━━━ Data ━━━
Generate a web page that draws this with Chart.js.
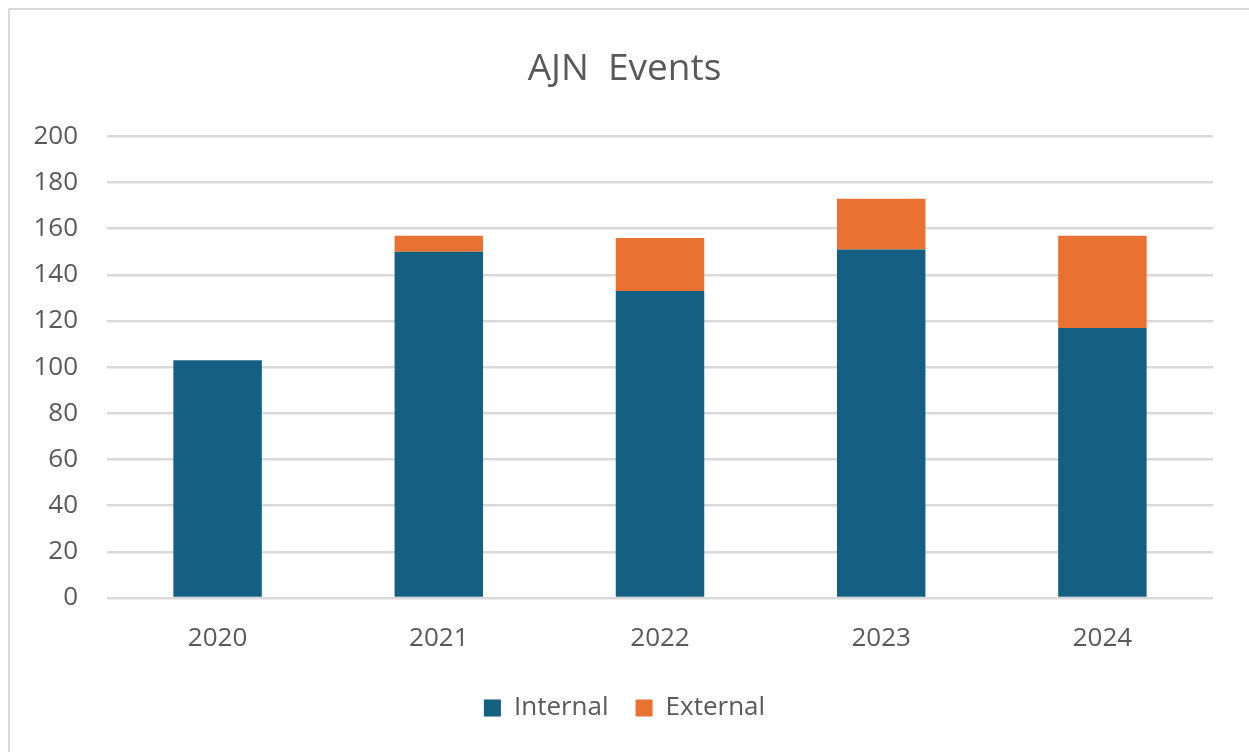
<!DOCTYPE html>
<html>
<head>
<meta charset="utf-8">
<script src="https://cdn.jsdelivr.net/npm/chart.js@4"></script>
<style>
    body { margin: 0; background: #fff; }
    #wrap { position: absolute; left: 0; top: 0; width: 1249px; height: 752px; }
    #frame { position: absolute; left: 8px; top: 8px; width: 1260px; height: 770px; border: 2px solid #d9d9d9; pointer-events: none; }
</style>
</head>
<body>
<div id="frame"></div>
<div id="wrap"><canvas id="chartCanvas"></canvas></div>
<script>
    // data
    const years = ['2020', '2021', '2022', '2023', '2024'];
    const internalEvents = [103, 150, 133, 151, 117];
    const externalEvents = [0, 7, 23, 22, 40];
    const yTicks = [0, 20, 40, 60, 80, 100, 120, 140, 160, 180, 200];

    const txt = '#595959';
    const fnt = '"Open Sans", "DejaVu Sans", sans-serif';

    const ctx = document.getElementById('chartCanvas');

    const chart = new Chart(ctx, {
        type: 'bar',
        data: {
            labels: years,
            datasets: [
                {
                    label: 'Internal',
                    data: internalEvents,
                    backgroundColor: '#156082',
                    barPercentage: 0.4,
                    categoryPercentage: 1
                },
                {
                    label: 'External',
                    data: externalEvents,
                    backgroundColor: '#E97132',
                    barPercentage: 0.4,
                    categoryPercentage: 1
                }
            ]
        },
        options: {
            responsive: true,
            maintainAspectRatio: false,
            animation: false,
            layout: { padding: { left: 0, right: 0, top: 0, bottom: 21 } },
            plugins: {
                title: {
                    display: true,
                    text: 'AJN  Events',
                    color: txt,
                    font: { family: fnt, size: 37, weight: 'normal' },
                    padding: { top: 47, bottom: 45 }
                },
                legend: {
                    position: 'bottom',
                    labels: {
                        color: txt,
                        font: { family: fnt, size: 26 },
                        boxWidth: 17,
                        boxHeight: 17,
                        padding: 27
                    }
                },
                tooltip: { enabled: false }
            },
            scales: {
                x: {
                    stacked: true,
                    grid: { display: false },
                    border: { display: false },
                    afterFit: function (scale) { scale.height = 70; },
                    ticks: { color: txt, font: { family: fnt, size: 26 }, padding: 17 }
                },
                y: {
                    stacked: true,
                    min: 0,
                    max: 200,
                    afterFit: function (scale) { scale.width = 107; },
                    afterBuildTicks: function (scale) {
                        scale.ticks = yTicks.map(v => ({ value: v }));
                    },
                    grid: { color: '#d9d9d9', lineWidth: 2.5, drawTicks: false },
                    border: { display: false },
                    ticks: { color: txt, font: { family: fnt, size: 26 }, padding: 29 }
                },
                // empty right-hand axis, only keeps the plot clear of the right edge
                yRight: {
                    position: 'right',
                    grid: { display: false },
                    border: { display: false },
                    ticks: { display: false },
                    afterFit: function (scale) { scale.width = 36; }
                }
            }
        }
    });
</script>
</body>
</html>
━━━
→ Set exercise: All of the data above should be quoted exactly, except for the pictures.

→ Result of the task:
Generate a web page that draws this with Chart.js.
<!DOCTYPE html>
<html>
<head>
<meta charset="utf-8">
<script src="https://cdn.jsdelivr.net/npm/chart.js@4"></script>
<style>
    body { margin: 0; background: #fff; }
    #wrap { position: absolute; left: 0; top: 0; width: 1249px; height: 752px; }
    #frame { position: absolute; left: 8px; top: 8px; width: 1260px; height: 770px; border: 2px solid #d9d9d9; pointer-events: none; }
</style>
</head>
<body>
<div id="frame"></div>
<div id="wrap"><canvas id="chartCanvas"></canvas></div>
<script>
    // data
    const years = ['2020', '2021', '2022', '2023', '2024'];
    const internalEvents = [103, 150, 133, 151, 117];
    const externalEvents = [0, 7, 23, 22, 40];
    const yTicks = [0, 20, 40, 60, 80, 100, 120, 140, 160, 180, 200];

    const txt = '#595959';
    const fnt = '"Open Sans", "DejaVu Sans", sans-serif';

    const ctx = document.getElementById('chartCanvas');

    const chart = new Chart(ctx, {
        type: 'bar',
        data: {
            labels: years,
            datasets: [
                {
                    label: 'Internal',
                    data: internalEvents,
                    backgroundColor: '#156082',
                    barPercentage: 0.4,
                    categoryPercentage: 1
                },
                {
                    label: 'External',
                    data: externalEvents,
                    backgroundColor: '#E97132',
                    barPercentage: 0.4,
                    categoryPercentage: 1
                }
            ]
        },
        options: {
            responsive: true,
            maintainAspectRatio: false,
            animation: false,
            layout: { padding: { left: 0, right: 0, top: 0, bottom: 21 } },
            plugins: {
                title: {
                    display: true,
                    text: 'AJN  Events',
                    color: txt,
                    font: { family: fnt, size: 37, weight: 'normal' },
                    padding: { top: 47, bottom: 45 }
                },
                legend: {
                    position: 'bottom',
                    labels: {
                        color: txt,
                        font: { family: fnt, size: 26 },
                        boxWidth: 17,
                        boxHeight: 17,
                        padding: 27
                    }
                },
                tooltip: { enabled: false }
            },
            scales: {
                x: {
                    stacked: true,
                    grid: { display: false },
                    border: { display: false },
                    afterFit: function (scale) { scale.height = 70; },
                    ticks: { color: txt, font: { family: fnt, size: 26 }, padding: 17 }
                },
                y: {
                    stacked: true,
                    min: 0,
                    max: 200,
                    afterFit: function (scale) { scale.width = 107; },
                    afterBuildTicks: function (scale) {
                        scale.ticks = yTicks.map(v => ({ value: v }));
                    },
                    grid: { color: '#d9d9d9', lineWidth: 2.5, drawTicks: false },
                    border: { display: false },
                    ticks: { color: txt, font: { family: fnt, size: 26 }, padding: 29 }
                },
                // empty right-hand axis, only keeps the plot clear of the right edge
                yRight: {
                    position: 'right',
                    grid: { display: false },
                    border: { display: false },
                    ticks: { display: false },
                    afterFit: function (scale) { scale.width = 36; }
                }
            }
        }
    });
</script>
</body>
</html>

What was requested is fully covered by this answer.